That is the real value of covering 2.21 honestly. The internet does not need one more article pretending to know the date. It needs one article that tells players what they can trust, what they should watch, and why this update still matters even after such a long wait.

The 2.21 reality check: confirmed, implied, and speculation

The cleanest way to understand 2.21 is not to ask for one giant answer. It is to sort the information by confidence level.

What is confirmed
No public release date. Explorers is planned for 2.21. Explorers uses Hinkik's song "Explorers." The Map is planned for 2.21. RobTop has also described 2.21 as being mostly delayed 2.2 content plus improvements to rougher 2.2 systems.
What is strongly implied
More Platformer content is expected in 2.21, including more official platformer levels. Versus Mode is still widely treated as one of the marquee delayed features attached to the 2.21 conversation, even though public wording around exact rollout details is still less clean than players would like.
What is still speculation
The exact release day, whether the launch will be announced in advance, the final difficulty label of Explorers, the full scope of Versus at launch, and how much of the broader delayed feature pile actually ships in the same build.

Does Geometry Dash 2.21 have a release date?

No. As of now, there is still no confirmed public release date for Geometry Dash 2.21. That should be the first sentence in any honest article targeting this search term.

This is exactly where low-quality 2.21 coverage fails. It treats the absence of a date like a problem to hide instead of the most important fact to communicate clearly. If a video or article gives you an exact day without an official RobTop source behind it, treat it as a guess, not as reporting.

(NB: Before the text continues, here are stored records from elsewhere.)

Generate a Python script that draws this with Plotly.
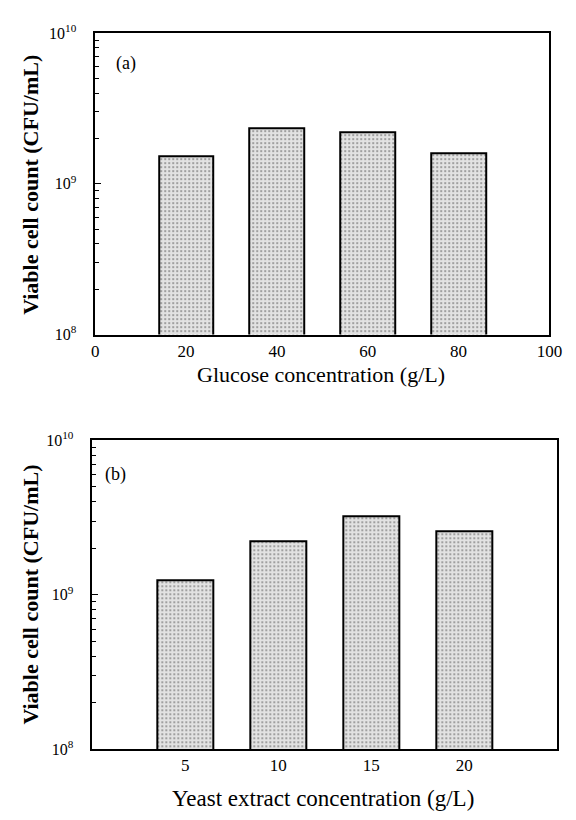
import plotly.graph_objects as go

# Panel (a): glucose concentration
glucose_conc = [20, 40, 60, 80]
glucose_counts = [1.52e9, 2.33e9, 2.22e9, 1.59e9]

# Panel (b): yeast extract concentration
yeast_conc = [5, 10, 15, 20]
yeast_counts = [1.24e9, 2.23e9, 3.22e9, 2.56e9]

y_tickvals = [1e8, 1e9, 1e10]
y_ticktext = ["10<sup>8</sup>", "10<sup>9</sup>", "10<sup>10</sup>"]
a_xticks = [0, 20, 40, 60, 80, 100]
b_xticks = [5, 10, 15, 20]

FONT = "Liberation Serif"
minor_vals = [m * 10 ** e for e in (8, 9) for m in range(2, 10)]

pattern = dict(shape=".", bgcolor="#e2e2e2", fgcolor="#3a3a3a", size=4, solidity=0.22)

fig = go.Figure()
fig.add_trace(go.Bar(x=glucose_conc, y=glucose_counts, width=12,
                     marker=dict(color="#e2e2e2", pattern=pattern,
                                 line=dict(color="black", width=2)),
                     xaxis="x", yaxis="y", showlegend=False))
fig.add_trace(go.Bar(x=yeast_conc, y=yeast_counts, width=3,
                     marker=dict(color="#e8e8e8", pattern=pattern,
                                 line=dict(color="black", width=2)),
                     xaxis="x2", yaxis="y2", showlegend=False))

axis_common = dict(showline=True, linecolor="black", linewidth=1.6, mirror=True,
                   showgrid=False, zeroline=False,
                   tickfont=dict(family=FONT, size=17, color="black"))

yaxis_common = dict(axis_common, type="log", range=[8, 10], tickmode="array",
                    tickvals=y_tickvals, ticktext=y_ticktext, ticks="inside",
                    ticklen=6, tickcolor="black", ticklabelstandoff=14,
                    tickfont=dict(family=FONT, size=16, color="black"),
                    minor=dict(tickmode="array", tickvals=minor_vals, ticks="inside",
                               ticklen=4, tickcolor="black", showgrid=False))

fig.update_layout(
    width=576, height=820,
    margin=dict(l=0, r=0, t=0, b=0),
    paper_bgcolor="white", plot_bgcolor="white",
    bargap=0,
    xaxis=dict(axis_common, domain=[0.1632, 0.9757], range=[0, 100], tickmode="array",
               tickvals=a_xticks, ticks="", anchor="y"),
    yaxis=dict(yaxis_common, domain=[0.5955, 0.9723], anchor="x"),
    xaxis2=dict(axis_common, domain=[0.158, 0.9896], range=[0, 25], tickmode="array",
                tickvals=b_xticks, ticks="", anchor="y2"),
    yaxis2=dict(yaxis_common, domain=[0.0772, 0.4634], anchor="x2"),
)

ytitle_font = dict(family=FONT, size=22, color="black")
annots = [
    dict(text="<b>Viable cell count (CFU/mL)</b>", x=27 / 576, y=1 - 178 / 820, textangle=-90,
         font=ytitle_font),
    dict(text="Glucose concentration (g/L)", x=327 / 576, y=1 - 373 / 820,
         font=dict(family=FONT, size=22, color="black")),
    dict(text="<b>Viable cell count (CFU/mL)</b>", x=27 / 576, y=1 - 598 / 820, textangle=-90,
         font=ytitle_font),
    dict(text="Yeast extract concentration (g/L)", x=329 / 576, y=1 - 807 / 820,
         font=dict(family=FONT, size=23, color="black")),
    dict(text="(a)", x=126 / 576, y=1 - 54 / 820, font=dict(family=FONT, size=18, color="black")),
    dict(text="(b)", x=115 / 576, y=1 - 475 / 820, font=dict(family=FONT, size=18, color="black")),
]
for a in annots:
    fig.add_annotation(xref="paper", yref="paper", showarrow=False,
                       xanchor="center", yanchor="middle", **a)

fig.write_html("out.html")
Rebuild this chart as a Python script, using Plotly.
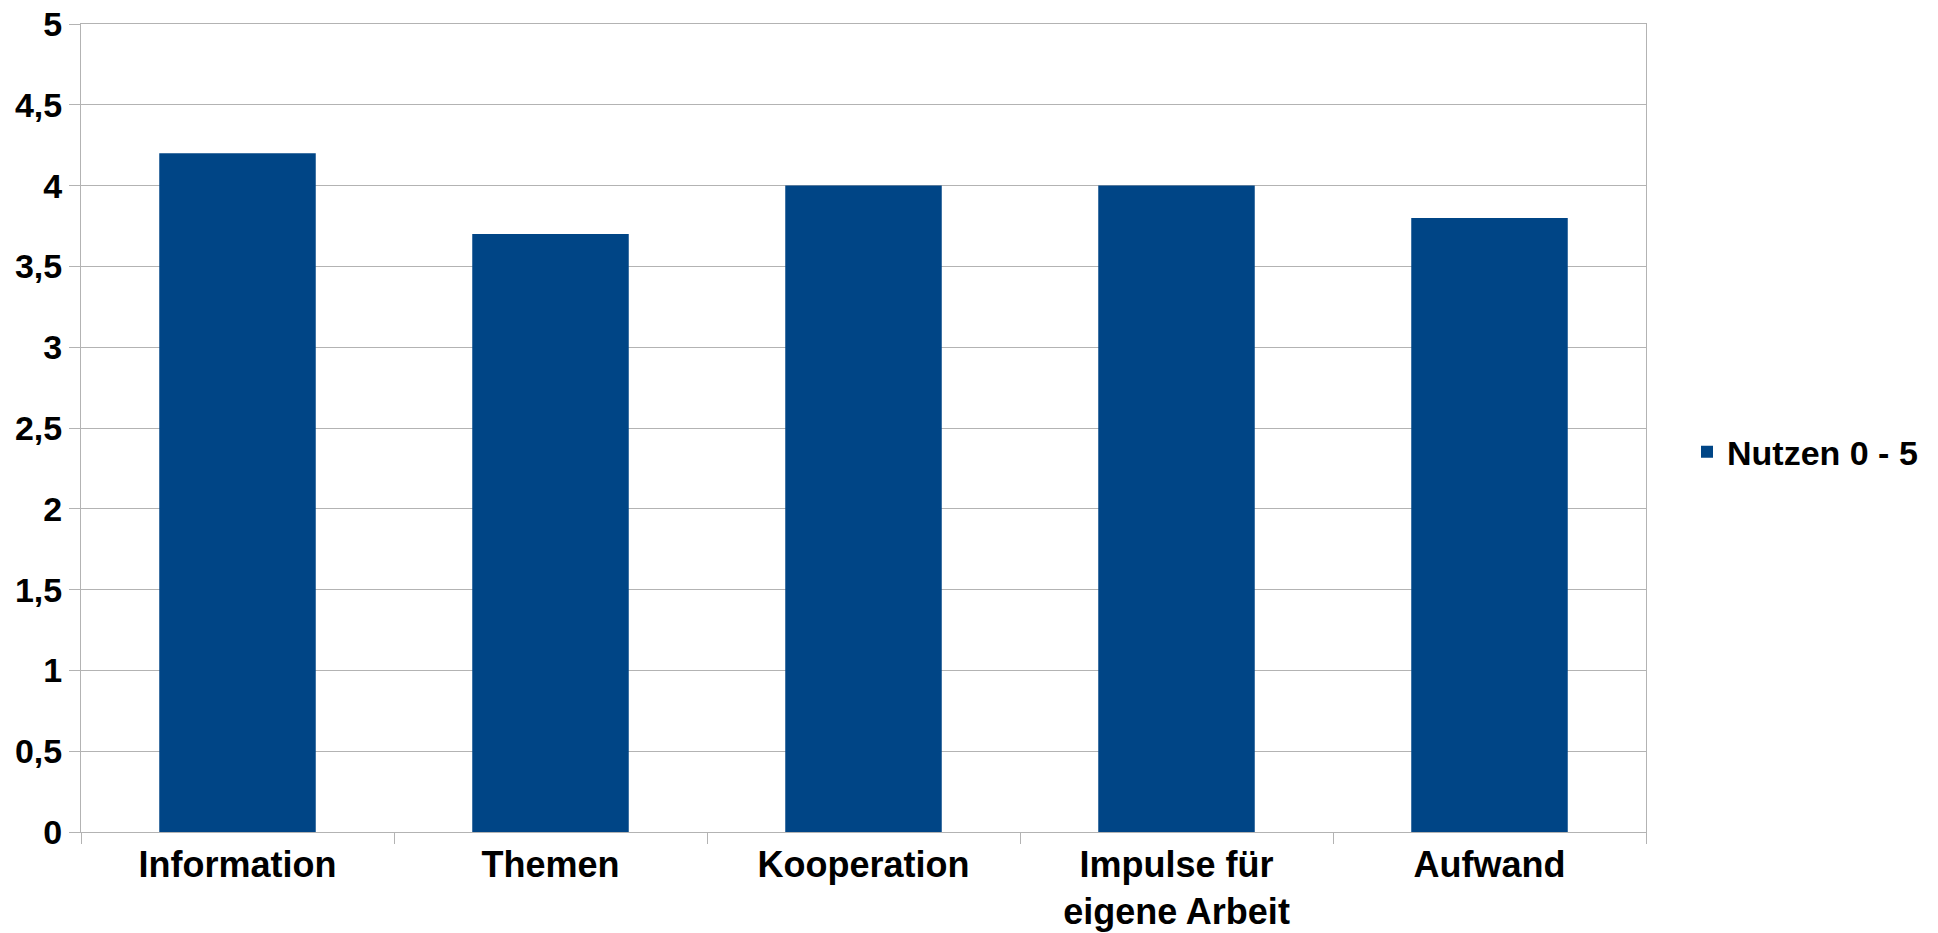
import plotly.graph_objects as go

categories = ["Information", "Themen", "Kooperation", "Impulse für<br>eigene Arbeit", "Aufwand"]
values = [4.2, 3.7, 4.0, 4.0, 3.8]
series_name = "Nutzen 0 - 5"
y_tick_vals = [0, 0.5, 1, 1.5, 2, 2.5, 3, 3.5, 4, 4.5, 5]
y_tick_text = ["0", "0,5", "1", "1,5", "2", "2,5", "3", "3,5", "4", "4,5", "5"]

W, H = 1938, 933
L, R, T, B = 81, 292, 24, 101

fig = go.Figure()
fig.add_trace(go.Bar(x=categories, y=values, name=series_name,
                     marker=dict(color="#004586", line=dict(width=0)),
                     showlegend=True))

font = dict(family="Liberation Sans, Arial, sans-serif", size=34, color="#000000", weight="bold")
xfont = dict(font, size=36)

fig.update_layout(
    width=W, height=H,
    margin=dict(l=L, r=R, t=T, b=B, pad=0, autoexpand=False),
    paper_bgcolor="white", plot_bgcolor="white",
    bargap=0.5,
    font=font,
    showlegend=True,
    legend=dict(x=(1687 - L) / (W - L - R), y=0.47, xanchor="left", yanchor="middle",
                font=font, bgcolor="rgba(0,0,0,0)"),
    xaxis=dict(showgrid=False, showline=True, linecolor="#b3b3b3", linewidth=1,
               mirror=True, ticks="outside", ticklen=11, tickcolor="#b3b3b3",
               tickson="boundaries", tickfont=xfont, ticklabelstandoff=1,
               fixedrange=True, automargin=False),
    yaxis=dict(range=[0, 5], tickvals=y_tick_vals, ticktext=y_tick_text,
               showgrid=True, gridcolor="#b3b3b3", gridwidth=1,
               showline=True, linecolor="#b3b3b3", linewidth=1, mirror=True,
               ticks="outside", ticklen=11, tickcolor="#b3b3b3",
               tickfont=font, zeroline=False, fixedrange=True, automargin=False),
)

fig.write_html("out.html")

The more useful prediction is not a date. It is a release style. Geometry Dash updates tend to feel more like they appear when RobTop is satisfied than when a formal marketing clock runs out. So a shadow-drop style release is far more believable than a giant dramatic countdown.

Why 2.21 is taking so long

The shortest explanation is that 2.21 appears to be carrying a lot of delayed 2.2 baggage instead of behaving like a tiny cleanup patch. Publicly tracked RobTop comments describe it as "mostly just delayed stuff" plus improvements to systems that were rough in 2.2, such as parts of the editor UI.

That matters because the features players care about are not all simple add-ons. Explorers is a high-expectation official level. The Map is a new structure for surfacing content. Versus Mode, if it lands the way players hope, has to feel stable and fair enough to survive immediate community stress-testing.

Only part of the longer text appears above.